D’instinct, les ouvriers l’ont également compris: lors de la « folle semaine » qui a précédé la Marche blanche, des milliers de travailleurs avaient spontanément bloqué les principales entrées d’autoroutes. Dans les mouvements protestataires non-classiques tels que "Reclaim the street" l'occupation (souvent festive, les "street party") des rues est également un acte de réappropriation d'un espace collectif déshumanisé par le capital et un engagement culturel alternatif.

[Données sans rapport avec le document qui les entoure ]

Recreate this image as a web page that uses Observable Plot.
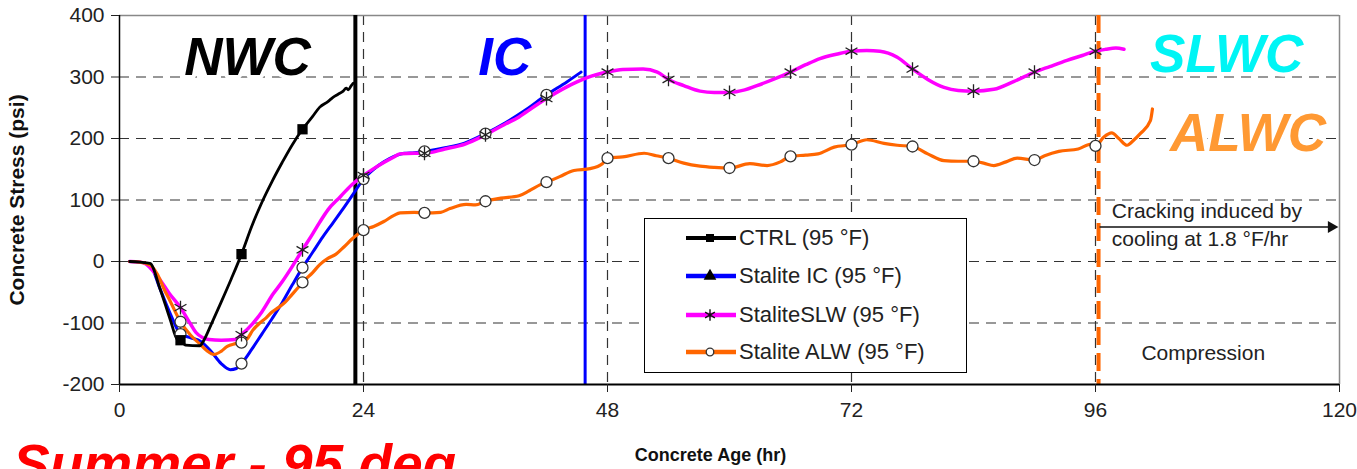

Le blocage et le barrage des routes et des rues est ainsi une arme tactique et stratégique essentielle aux mains des mouvements sociaux et protestataires et son emploi ira en se généraliserant de plus en plus.
Ataulfo Riera
Notes:
(1) Les cocaleros sont soutenus par la Coordination de la défense de l’eau de la ville de Cochabamba (qui rassemble des organisations paysannes, indiennes, syndicales et des comités de quartier) qui attend toujours du pouvoir l’application des accords du mois d’avril dernier qui avaient mis fin à l’insurrection populaire de cette cité. Ces accords prévoient l’annulation de la Loi de l’eau qui ouvre ce dernier à la privatisation ainsi que l’annulation définitive du contrat avec le consortium Aguas de Tunari qui aurait provoqué une augmentation de 60% des prix de l’eau dans la région.. / (2) Prêt à négocier la question du « cato » de coca, il aura fallu l’intervention de l’ambassade US pour qu’il refuse finalement cette concession. Les Etats-Unis ont évidemment suivi avec attention, et surtout activement la lutte. Ils se sont dit « préoccupés par la crise sociale qui secoue le pays » puis ont menacé le pays de sanctions si l’éradication de la coca n’était pas menée à bien. Après que le brave toutou de Banzer ait obéi, ils ont au contraire promis une aide économique, Clinton déclarant que Banzer avait pris le «chemin correct».